Crafting An Unusual Puzzle Structure

Scrambled Pieces & Shattered Mazes

When it comes to the puzzles, something you've talked about before is the element of randomization. Can you describe what that looks like in a basic capacity?

Simon Flesser: Each new playthrough that’s started has its own scramble, with values and how puzzles are scrambled, and it's different from puzzle to puzzle. Not every puzzle has scrambled elements, but the majority of them have, and it's basically, for us, that we…let me see how I can put this into words. We think it's interesting if players need to understand the puzzles, even if they are looking at guides. So, if they were looking at guides for this game, they would have to look at a guide that explains the puzzle.

They can't just get a number and put it in there, and that's the answer.

Simon Flesser: Yeah.

Reductively, there's kind of two levels on which most puzzles function. There's the puzzle itself in a basic capacity, and then there's how the information needed to solve it is distributed throughout the game. How hard is it to figure out where to place all the puzzle components?

Simon Flesser: Very difficult. It's about communicating an idea, and you need to have the players understand how this stuff is connected, but you don't want to make it too obvious, and you don't want to make it too diffuse. And of course that's very subjective, right? So we had overarching design perspective that would - that was like the bigger puzzles would have their cipher, or whatever you want to call it, distributed throughout the game, whereas the puzzles leading to that cipher should always have the clues close at hand.

I know you don't want to divulge too much about the puzzles before people get to try them out, but even in a vague reference, do you have any particular favorites?

Simon Flesser: I think the Shattered Maze is interesting, and that's one of the first things we did, which is not necessarily a puzzle, really. It's more like a… I guess it is a puzzle. I think the final puzzle is good in that it's such a spaghetti. Every time you tested that you're sort of very nervous about if you input the right thing, because the input is so long, or there's a lot of effort that goes into inputting it. I think that's interesting to me. I'm trying to go through them in my head. I haven't played it for a few weeks now. Generally, I like symmetry and I like when you find symmetry between things. When I had an idea, or when we had an idea, that would fit with like, "okay, the maze is nine pieces, this name is seven characters long, you know, this thing is five symbols" - I like these sort of symmetries between things. Whenever that works together I’m very pleased.

Do you have any idea what the lowest Secret completion that the story of the game could be finished at is?

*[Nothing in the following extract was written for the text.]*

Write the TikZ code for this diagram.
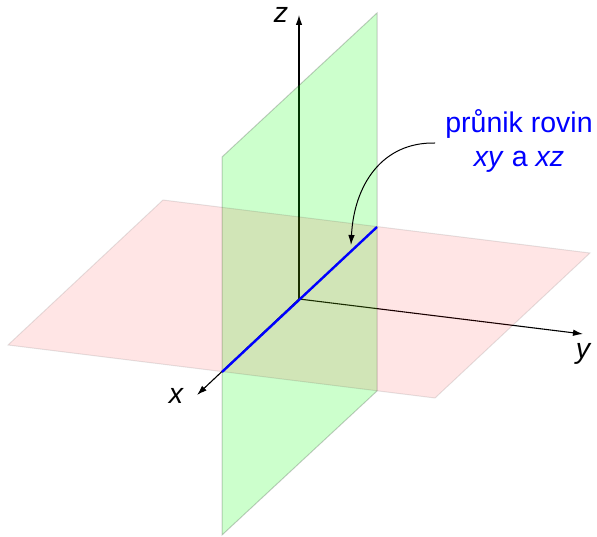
\documentclass[tikz,border=0pt]{standalone}
\usepackage{fontspec}
\setmainfont{Liberation Sans}
\usetikzlibrary{arrows.meta}
\begin{document}
\begin{tikzpicture}[x=1pt,y=-1pt,
  axis/.style={line width=1.1pt,-{Latex[length=10pt,width=6.5pt]}},
  plane/.style={draw=black,line width=1pt},
  lbl/.style={font=\fontsize{28.5}{34}\selectfont},
  note/.style={lbl,text=blue,anchor=base,inner sep=0pt}]
\useasboundingbox (0,0) rectangle (597,537);
\coordinate (O) at (299,299);
\coordinate (X) at (197,395);
\coordinate (Y) at (583,334);
\coordinate (Z) at (299,15);
% axes (below the translucent planes)
\draw[axis] (O) -- (X);
\draw[axis] (O) -- (Y);
\draw[axis] (O) -- (Z);
% xz plane
\fill[plane,fill=green,opacity=0.2] (222,157) -- (377,13) -- (377,391) -- (222,535) -- cycle;
% xy plane
\fill[plane,fill=red,opacity=0.1] (8,345) -- (163,200) -- (590,253) -- (435,398) -- cycle;
% intersection line
\coordinate (B1) at (222,372);
\coordinate (B2) at (377,227);
\draw[blue,line width=2.4pt] (B1) -- (B2);
% labels
\node[lbl,font=\fontsize{28.5}{34}\selectfont\itshape] (zl) at (281,15) {z};
\node[lbl,font=\fontsize{28.5}{34}\selectfont\itshape] (xl) at (176,396) {x};
\node[lbl,font=\fontsize{28.5}{34}\selectfont\itshape] (yl) at (583,354) {y};
\node[note] (n1) at (519,133) {průnik rovin};
\node[note] (n2) at (519,167) {\textit{xy} a \textit{xz}};
\coordinate (As) at (435,143);
\coordinate (Ae) at (351,245);
\draw[line width=1pt,-{Latex[length=10pt,width=6.5pt]}] (As) .. controls (382,142) and (354,185) .. (Ae);
\end{tikzpicture}
\end{document}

Simon Flesser: I can't remember the exact number to be honest.

That's fair.

Simon Flesser: But it's… 70 or 80. I'm actually not sure, but it's around that. Maybe don't quote me on that.

The sort of patchwork nature of the story leaves a lot, at least as it's progressing, to individual perception and interpretation. Are you hoping that any particular elements are universally recognized by the players, or is a player's unique experience more of the goal here?

Simon Flesser: The latter, definitely. I think media overall, and games, and arts overall — they can be about the message, but it doesn't have to be about the message. For me, it's more interesting about the idea. So if I've communicated an idea to someone, then that creates a thought within them, or creates an idea within them, then I think that's very good. I think it's not necessary for me to have “This is the thing, this is what I want to say, and please understand what I'm trying to say.”

What kind of reactions to Lorelei would make it feel to you like the game was a success?

Simon Flesser: (long pause) That it makes people think about things, and have ideas about things.

Lorelei and the Laser Eyes is available now for Nintendo Switch and PC.